### Do this
Return the data exactly, with all pictures removed.

### Data section
################

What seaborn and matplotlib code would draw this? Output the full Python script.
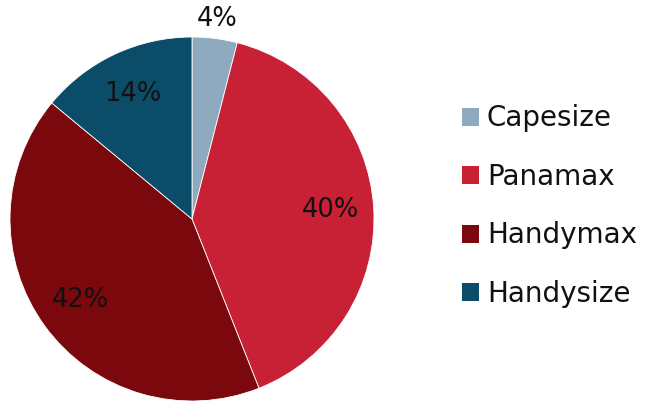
import numpy as np
import matplotlib
matplotlib.use("Agg")
import matplotlib.pyplot as plt
import seaborn as sns
from matplotlib.patches import Patch

categories = ["Capesize", "Panamax", "Handymax", "Handysize"]
shares = [4, 40, 42, 14]
colors = ["#8eaabf", "#c82035", "#7a080d", "#0b4c68"]

sns.set_theme(style="white")
plt.rcParams["font.family"] = ["DejaVu Sans"]
plt.rcParams["text.color"] = "black"
palette = sns.color_palette(colors)

fig = plt.figure(figsize=(6.46, 4.01), dpi=100)
# pie axes: centre ~ (192, 219) px, radius ~182 px
r_px = 182
cx, cy = 192, 219
W, H = 646, 401
ax = fig.add_axes([(cx - r_px) / W, (H - cy - r_px) / H, 2 * r_px / W, 2 * r_px / H])

wedges, texts, autotexts = ax.pie(
    shares, colors=palette, startangle=90, counterclock=False,
    autopct=lambda p: f"{p:.0f}%", pctdistance=0.76,
    textprops=dict(fontsize=18.5, color="#111111"),
    wedgeprops=dict(linewidth=0.6, edgecolor="white"),
)
ax.set_xlim(-1, 1)
ax.set_ylim(-1, 1)
ax.set_aspect("equal")

# small slice label sits outside the pie
for w, t, v in zip(wedges, autotexts, shares):
    if v < 8:
        mid = np.deg2rad((w.theta1 + w.theta2) / 2)
        t.set_position((1.11 * np.cos(mid), 1.11 * np.sin(mid)))

handles = [Patch(facecolor=c, edgecolor="none") for c in palette]
fig.legend(handles, categories, loc="center left", bbox_to_anchor=(437 / W, 0.486),
           frameon=False, fontsize=20, handlelength=0.62, handleheight=0.62,
           handletextpad=0.28, labelspacing=1.1, labelcolor="#111111")

fig.savefig("out.png", dpi=100)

################

### In response
What seaborn and matplotlib code would draw this? Output the full Python script.
import numpy as np
import matplotlib
matplotlib.use("Agg")
import matplotlib.pyplot as plt
import seaborn as sns
from matplotlib.patches import Patch

categories = ["Capesize", "Panamax", "Handymax", "Handysize"]
shares = [4, 40, 42, 14]
colors = ["#8eaabf", "#c82035", "#7a080d", "#0b4c68"]

sns.set_theme(style="white")
plt.rcParams["font.family"] = ["DejaVu Sans"]
plt.rcParams["text.color"] = "black"
palette = sns.color_palette(colors)

fig = plt.figure(figsize=(6.46, 4.01), dpi=100)
# pie axes: centre ~ (192, 219) px, radius ~182 px
r_px = 182
cx, cy = 192, 219
W, H = 646, 401
ax = fig.add_axes([(cx - r_px) / W, (H - cy - r_px) / H, 2 * r_px / W, 2 * r_px / H])

wedges, texts, autotexts = ax.pie(
    shares, colors=palette, startangle=90, counterclock=False,
    autopct=lambda p: f"{p:.0f}%", pctdistance=0.76,
    textprops=dict(fontsize=18.5, color="#111111"),
    wedgeprops=dict(linewidth=0.6, edgecolor="white"),
)
ax.set_xlim(-1, 1)
ax.set_ylim(-1, 1)
ax.set_aspect("equal")

# small slice label sits outside the pie
for w, t, v in zip(wedges, autotexts, shares):
    if v < 8:
        mid = np.deg2rad((w.theta1 + w.theta2) / 2)
        t.set_position((1.11 * np.cos(mid), 1.11 * np.sin(mid)))

handles = [Patch(facecolor=c, edgecolor="none") for c in palette]
fig.legend(handles, categories, loc="center left", bbox_to_anchor=(437 / W, 0.486),
           frameon=False, fontsize=20, handlelength=0.62, handleheight=0.62,
           handletextpad=0.28, labelspacing=1.1, labelcolor="#111111")

fig.savefig("out.png", dpi=100)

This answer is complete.